■ Record list:
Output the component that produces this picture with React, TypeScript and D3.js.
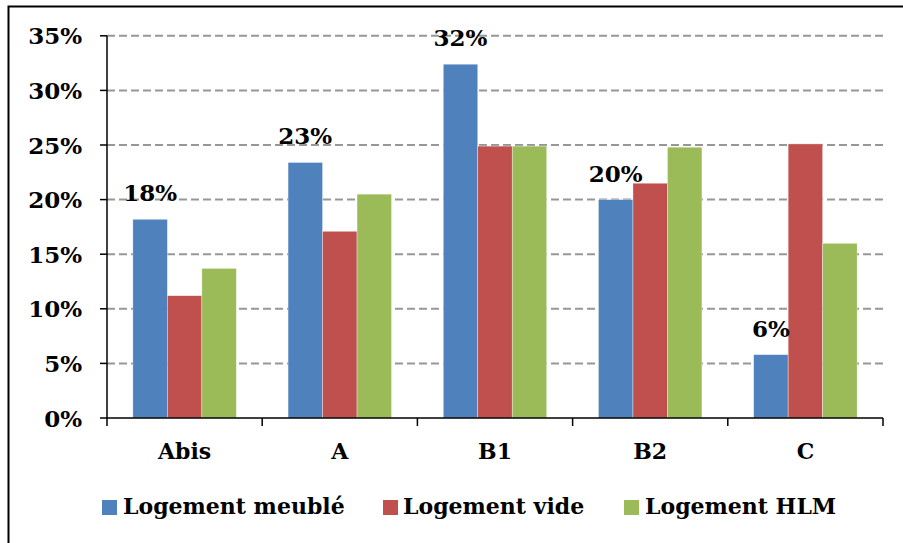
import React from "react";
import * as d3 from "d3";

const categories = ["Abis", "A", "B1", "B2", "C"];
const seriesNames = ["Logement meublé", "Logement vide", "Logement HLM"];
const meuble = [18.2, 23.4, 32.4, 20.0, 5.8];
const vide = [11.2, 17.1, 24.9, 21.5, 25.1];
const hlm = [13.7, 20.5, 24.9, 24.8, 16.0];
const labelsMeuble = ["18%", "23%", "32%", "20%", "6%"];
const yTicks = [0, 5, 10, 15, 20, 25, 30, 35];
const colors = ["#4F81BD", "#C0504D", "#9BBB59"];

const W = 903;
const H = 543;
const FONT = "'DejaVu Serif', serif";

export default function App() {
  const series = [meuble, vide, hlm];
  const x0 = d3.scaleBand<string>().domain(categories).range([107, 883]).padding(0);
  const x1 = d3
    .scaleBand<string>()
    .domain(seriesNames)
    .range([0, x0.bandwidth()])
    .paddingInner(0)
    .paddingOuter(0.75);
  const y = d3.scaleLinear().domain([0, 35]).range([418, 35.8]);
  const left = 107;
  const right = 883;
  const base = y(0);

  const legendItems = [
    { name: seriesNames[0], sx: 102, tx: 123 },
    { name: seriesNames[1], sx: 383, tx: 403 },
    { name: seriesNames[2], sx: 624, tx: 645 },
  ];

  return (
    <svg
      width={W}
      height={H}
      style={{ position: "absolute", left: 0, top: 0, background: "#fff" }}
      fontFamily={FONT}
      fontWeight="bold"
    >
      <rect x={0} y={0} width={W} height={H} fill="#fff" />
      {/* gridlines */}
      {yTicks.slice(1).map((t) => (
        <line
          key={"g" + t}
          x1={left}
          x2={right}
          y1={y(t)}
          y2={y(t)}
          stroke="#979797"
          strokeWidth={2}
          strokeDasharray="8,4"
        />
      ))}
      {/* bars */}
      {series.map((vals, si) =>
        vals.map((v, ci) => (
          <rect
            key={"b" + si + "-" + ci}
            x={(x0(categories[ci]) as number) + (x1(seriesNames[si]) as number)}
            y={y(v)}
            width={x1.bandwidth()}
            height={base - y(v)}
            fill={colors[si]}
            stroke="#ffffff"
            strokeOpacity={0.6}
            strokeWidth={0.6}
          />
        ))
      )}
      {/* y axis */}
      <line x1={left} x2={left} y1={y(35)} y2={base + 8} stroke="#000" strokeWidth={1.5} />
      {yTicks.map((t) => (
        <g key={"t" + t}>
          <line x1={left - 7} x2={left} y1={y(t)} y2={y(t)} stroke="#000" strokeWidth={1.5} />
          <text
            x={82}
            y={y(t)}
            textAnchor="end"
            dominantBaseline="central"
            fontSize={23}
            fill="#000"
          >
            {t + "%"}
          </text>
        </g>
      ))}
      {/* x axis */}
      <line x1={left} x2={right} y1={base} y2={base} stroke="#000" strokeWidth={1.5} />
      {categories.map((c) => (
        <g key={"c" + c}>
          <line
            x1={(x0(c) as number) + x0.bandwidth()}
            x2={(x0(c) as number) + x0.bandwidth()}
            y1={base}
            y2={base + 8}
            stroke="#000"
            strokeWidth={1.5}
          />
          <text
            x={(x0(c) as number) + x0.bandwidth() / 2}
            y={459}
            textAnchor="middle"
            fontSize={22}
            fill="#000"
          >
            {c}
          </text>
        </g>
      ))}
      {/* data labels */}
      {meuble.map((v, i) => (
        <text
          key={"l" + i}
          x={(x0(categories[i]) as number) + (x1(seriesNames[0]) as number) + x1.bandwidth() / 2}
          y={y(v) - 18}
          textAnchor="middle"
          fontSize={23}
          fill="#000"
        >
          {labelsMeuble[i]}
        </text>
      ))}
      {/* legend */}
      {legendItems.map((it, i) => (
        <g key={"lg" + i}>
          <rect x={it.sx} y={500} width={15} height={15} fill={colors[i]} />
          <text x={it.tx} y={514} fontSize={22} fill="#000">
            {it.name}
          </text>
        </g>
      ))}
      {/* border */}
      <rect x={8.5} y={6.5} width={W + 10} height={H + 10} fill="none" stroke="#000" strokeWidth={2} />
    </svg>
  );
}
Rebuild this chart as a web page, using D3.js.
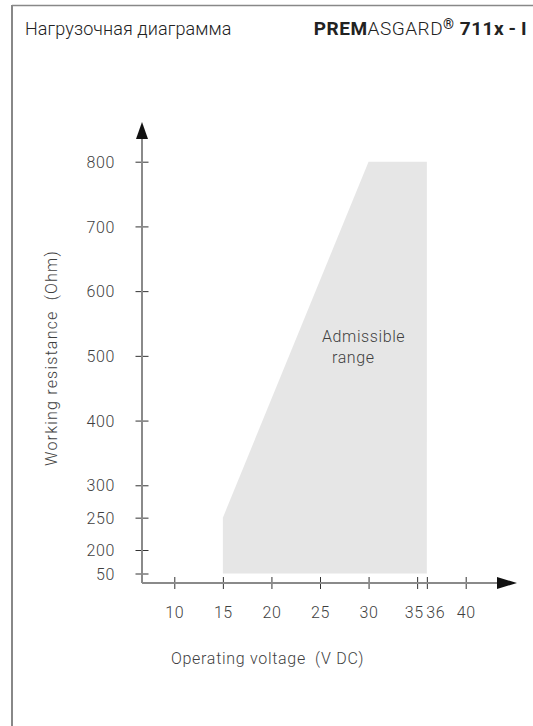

■ Problem statement: Every line of the material is to be quoted exactly, with no pictures carried over.

■ Completed task:
Output the component that produces this picture with React, TypeScript and D3.js.
import React from "react";
import * as d3 from "d3";

const categories = ["Abis", "A", "B1", "B2", "C"];
const seriesNames = ["Logement meublé", "Logement vide", "Logement HLM"];
const meuble = [18.2, 23.4, 32.4, 20.0, 5.8];
const vide = [11.2, 17.1, 24.9, 21.5, 25.1];
const hlm = [13.7, 20.5, 24.9, 24.8, 16.0];
const labelsMeuble = ["18%", "23%", "32%", "20%", "6%"];
const yTicks = [0, 5, 10, 15, 20, 25, 30, 35];
const colors = ["#4F81BD", "#C0504D", "#9BBB59"];

const W = 903;
const H = 543;
const FONT = "'DejaVu Serif', serif";

export default function App() {
  const series = [meuble, vide, hlm];
  const x0 = d3.scaleBand<string>().domain(categories).range([107, 883]).padding(0);
  const x1 = d3
    .scaleBand<string>()
    .domain(seriesNames)
    .range([0, x0.bandwidth()])
    .paddingInner(0)
    .paddingOuter(0.75);
  const y = d3.scaleLinear().domain([0, 35]).range([418, 35.8]);
  const left = 107;
  const right = 883;
  const base = y(0);

  const legendItems = [
    { name: seriesNames[0], sx: 102, tx: 123 },
    { name: seriesNames[1], sx: 383, tx: 403 },
    { name: seriesNames[2], sx: 624, tx: 645 },
  ];

  return (
    <svg
      width={W}
      height={H}
      style={{ position: "absolute", left: 0, top: 0, background: "#fff" }}
      fontFamily={FONT}
      fontWeight="bold"
    >
      <rect x={0} y={0} width={W} height={H} fill="#fff" />
      {/* gridlines */}
      {yTicks.slice(1).map((t) => (
        <line
          key={"g" + t}
          x1={left}
          x2={right}
          y1={y(t)}
          y2={y(t)}
          stroke="#979797"
          strokeWidth={2}
          strokeDasharray="8,4"
        />
      ))}
      {/* bars */}
      {series.map((vals, si) =>
        vals.map((v, ci) => (
          <rect
            key={"b" + si + "-" + ci}
            x={(x0(categories[ci]) as number) + (x1(seriesNames[si]) as number)}
            y={y(v)}
            width={x1.bandwidth()}
            height={base - y(v)}
            fill={colors[si]}
            stroke="#ffffff"
            strokeOpacity={0.6}
            strokeWidth={0.6}
          />
        ))
      )}
      {/* y axis */}
      <line x1={left} x2={left} y1={y(35)} y2={base + 8} stroke="#000" strokeWidth={1.5} />
      {yTicks.map((t) => (
        <g key={"t" + t}>
          <line x1={left - 7} x2={left} y1={y(t)} y2={y(t)} stroke="#000" strokeWidth={1.5} />
          <text
            x={82}
            y={y(t)}
            textAnchor="end"
            dominantBaseline="central"
            fontSize={23}
            fill="#000"
          >
            {t + "%"}
          </text>
        </g>
      ))}
      {/* x axis */}
      <line x1={left} x2={right} y1={base} y2={base} stroke="#000" strokeWidth={1.5} />
      {categories.map((c) => (
        <g key={"c" + c}>
          <line
            x1={(x0(c) as number) + x0.bandwidth()}
            x2={(x0(c) as number) + x0.bandwidth()}
            y1={base}
            y2={base + 8}
            stroke="#000"
            strokeWidth={1.5}
          />
          <text
            x={(x0(c) as number) + x0.bandwidth() / 2}
            y={459}
            textAnchor="middle"
            fontSize={22}
            fill="#000"
          >
            {c}
          </text>
        </g>
      ))}
      {/* data labels */}
      {meuble.map((v, i) => (
        <text
          key={"l" + i}
          x={(x0(categories[i]) as number) + (x1(seriesNames[0]) as number) + x1.bandwidth() / 2}
          y={y(v) - 18}
          textAnchor="middle"
          fontSize={23}
          fill="#000"
        >
          {labelsMeuble[i]}
        </text>
      ))}
      {/* legend */}
      {legendItems.map((it, i) => (
        <g key={"lg" + i}>
          <rect x={it.sx} y={500} width={15} height={15} fill={colors[i]} />
          <text x={it.tx} y={514} fontSize={22} fill="#000">
            {it.name}
          </text>
        </g>
      ))}
      {/* border */}
      <rect x={8.5} y={6.5} width={W + 10} height={H + 10} fill="none" stroke="#000" strokeWidth={2} />
    </svg>
  );
}
Rebuild this chart as a web page, using D3.js.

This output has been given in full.